I’ll have to try AV1, that’s one I haven’t tried at all yet.

As for performance, I’ve done all of this with an NVIDIA 1050 Ti and an NVIDIA 4090; the 4090 can transcode this exact same content at a rate of 18x-20x, so this slowness is either (1) I’m doing it wrong with my command (which is why I’m posting here because I really don’t know what I’m doing) or (2) the AMD version of all of this just isn’t as good as NVIDIA. I obviously don’t mean to compare my AMD 7700 to an NVIDIA 4090, but that does help to convey that I know the possibilities.

Anyway, it seems that we’ve at least ironed out the command to (hopefully) get this to execute fully within the hardware (assuming that’s the fastest possible speed) so I suppose I’m stuck at about 4x at best…

John_Flatness · May 24, 2024, 3:11am

Basically what happens is that, once the GPU decodes your 10-bit input, it’s already in p010 internally. That filter above will try to convert to p010, in other words in this case it will do nothing. The error occurs because ffmpeg can’t/won’t encode to 10-bit H.264, and it won’t change the pixel format on its own either. That’s why the nv12 filter fixes things: it’s just converting to 8-bit, and you’re getting regular 8-bit output.
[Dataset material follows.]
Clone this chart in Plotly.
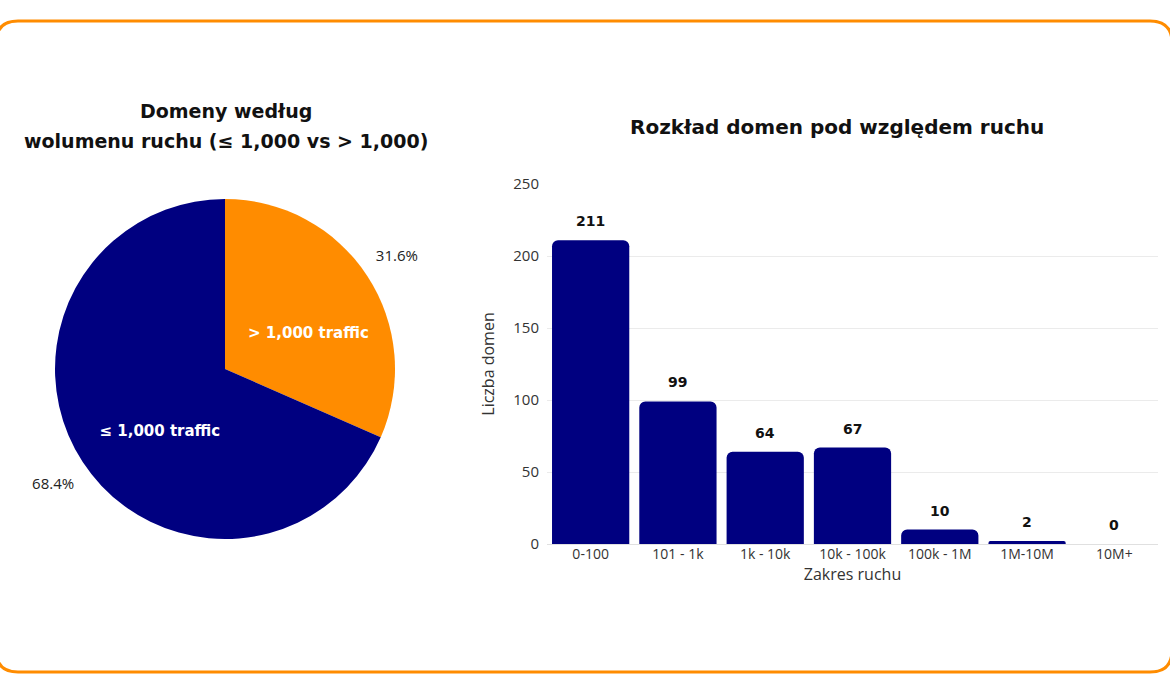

In a case where you’re streaming to a box, there’s a reasonable chance the box can’t do H.264 10-bit anyway. It has much less support.

The p010 version of the filter would be useful if you wanted to always output to 10-bit regardless of what the input was.
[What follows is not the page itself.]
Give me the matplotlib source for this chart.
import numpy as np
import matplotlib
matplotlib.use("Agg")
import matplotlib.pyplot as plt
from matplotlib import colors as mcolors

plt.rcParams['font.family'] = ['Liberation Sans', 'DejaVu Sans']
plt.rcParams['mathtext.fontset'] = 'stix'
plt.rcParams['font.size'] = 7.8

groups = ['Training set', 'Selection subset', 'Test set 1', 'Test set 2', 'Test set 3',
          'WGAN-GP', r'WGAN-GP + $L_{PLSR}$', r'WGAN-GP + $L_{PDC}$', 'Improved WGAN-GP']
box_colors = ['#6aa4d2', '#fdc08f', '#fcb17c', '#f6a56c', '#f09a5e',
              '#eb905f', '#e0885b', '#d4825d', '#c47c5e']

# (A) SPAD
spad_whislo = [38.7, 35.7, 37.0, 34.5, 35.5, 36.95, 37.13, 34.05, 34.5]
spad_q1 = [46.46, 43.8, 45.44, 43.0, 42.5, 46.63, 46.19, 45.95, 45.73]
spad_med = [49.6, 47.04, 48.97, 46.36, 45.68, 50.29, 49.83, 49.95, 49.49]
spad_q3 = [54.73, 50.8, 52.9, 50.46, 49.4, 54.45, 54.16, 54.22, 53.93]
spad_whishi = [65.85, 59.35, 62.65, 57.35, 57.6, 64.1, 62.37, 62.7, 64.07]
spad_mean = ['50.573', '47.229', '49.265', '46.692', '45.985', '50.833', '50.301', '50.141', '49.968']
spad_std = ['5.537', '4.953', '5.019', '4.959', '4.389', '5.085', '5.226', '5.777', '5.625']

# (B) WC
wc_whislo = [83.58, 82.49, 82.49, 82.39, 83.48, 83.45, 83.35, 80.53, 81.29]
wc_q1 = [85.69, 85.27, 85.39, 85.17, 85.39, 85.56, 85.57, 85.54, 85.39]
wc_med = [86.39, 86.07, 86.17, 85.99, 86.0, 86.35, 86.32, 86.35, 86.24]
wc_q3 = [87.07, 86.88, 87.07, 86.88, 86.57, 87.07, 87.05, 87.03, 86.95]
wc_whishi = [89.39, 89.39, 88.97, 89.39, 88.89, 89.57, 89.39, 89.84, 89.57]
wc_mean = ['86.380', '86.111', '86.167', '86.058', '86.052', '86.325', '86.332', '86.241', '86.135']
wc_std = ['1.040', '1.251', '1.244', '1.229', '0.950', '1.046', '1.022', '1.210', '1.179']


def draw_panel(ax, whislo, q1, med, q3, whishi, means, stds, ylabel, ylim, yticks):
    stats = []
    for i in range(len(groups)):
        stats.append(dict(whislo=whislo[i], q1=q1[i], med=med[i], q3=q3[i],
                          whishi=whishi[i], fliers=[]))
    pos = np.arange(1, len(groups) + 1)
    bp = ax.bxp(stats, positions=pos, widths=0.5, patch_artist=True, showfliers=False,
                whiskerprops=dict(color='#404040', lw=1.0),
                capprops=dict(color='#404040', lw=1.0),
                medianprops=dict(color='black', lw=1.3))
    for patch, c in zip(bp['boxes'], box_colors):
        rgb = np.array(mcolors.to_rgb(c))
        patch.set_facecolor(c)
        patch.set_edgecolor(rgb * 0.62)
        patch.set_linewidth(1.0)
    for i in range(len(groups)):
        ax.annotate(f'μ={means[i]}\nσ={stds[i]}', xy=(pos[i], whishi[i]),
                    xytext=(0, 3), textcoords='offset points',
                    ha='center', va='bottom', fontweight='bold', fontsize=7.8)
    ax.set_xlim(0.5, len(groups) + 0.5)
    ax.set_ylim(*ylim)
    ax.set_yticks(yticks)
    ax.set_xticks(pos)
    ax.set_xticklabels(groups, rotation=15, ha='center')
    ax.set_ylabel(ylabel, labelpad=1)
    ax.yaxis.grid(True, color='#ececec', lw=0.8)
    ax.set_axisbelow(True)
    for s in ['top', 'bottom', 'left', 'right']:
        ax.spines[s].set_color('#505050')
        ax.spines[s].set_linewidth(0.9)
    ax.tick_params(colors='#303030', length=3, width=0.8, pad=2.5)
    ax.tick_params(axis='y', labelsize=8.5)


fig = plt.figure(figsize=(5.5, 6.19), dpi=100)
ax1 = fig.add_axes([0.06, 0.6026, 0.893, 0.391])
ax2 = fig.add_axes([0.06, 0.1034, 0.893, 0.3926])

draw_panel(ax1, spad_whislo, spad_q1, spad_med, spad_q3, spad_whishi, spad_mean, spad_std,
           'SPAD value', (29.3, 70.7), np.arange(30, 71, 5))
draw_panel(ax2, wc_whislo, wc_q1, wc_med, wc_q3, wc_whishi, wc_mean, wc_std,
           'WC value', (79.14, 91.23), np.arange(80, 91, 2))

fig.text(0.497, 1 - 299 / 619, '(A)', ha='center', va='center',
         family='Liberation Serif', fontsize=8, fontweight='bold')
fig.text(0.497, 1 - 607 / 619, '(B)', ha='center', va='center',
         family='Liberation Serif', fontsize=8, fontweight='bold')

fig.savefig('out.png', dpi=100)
Richard · May 24, 2024, 10:45am

I’ve just done some testing with this 4kp60 10 bit video. All just on the CPU integrated codec and I don’t have any dGPUs for comparison. Also just running on battery. Bitrate was set to 15M. Converting to 8 bit h264 was with 1.37x, to 10 bit HEVC with Main10 profile (-profile:v main10, although most likely not needed) with 2x and to AV1 10 bit (no additional settings) 2.3x. So I’d guess AMDs h264 encoder is just that slow, but they don’t bother improving it as it would probably need more silicon that they would have to take from another feature.
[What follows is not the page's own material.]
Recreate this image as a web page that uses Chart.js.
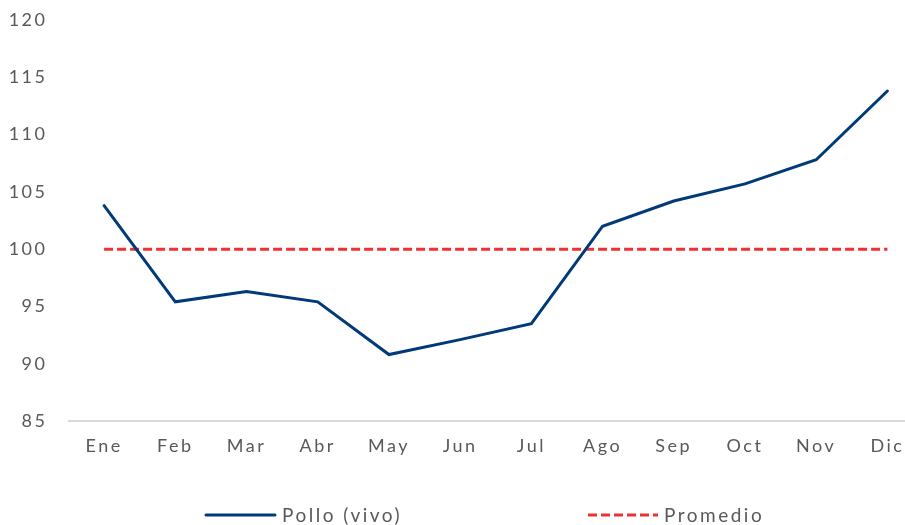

Also, the Raspberry Pi 5 already took the step to removing h264 hardware support, and I would guess this will be more widespread in the future. The industry is moving away from h264 as it’s just too inefficient, and just as support for codecs like VC1 or h262 was removed to make space for more important things, h264 will be scraped too eventually. Also, all modern CPUs are more than capable of handling h264, so there isn’t that much of a speed/efficiency improments here.

mire3212 · May 28, 2024, 4:40pm

That makes sense. Do you think there’s anything else that might optimize this process? 4X feels pretty slow, but this is my first AMD hardware so I’m not certain what it’s capable of in other contexts or other deployment modes.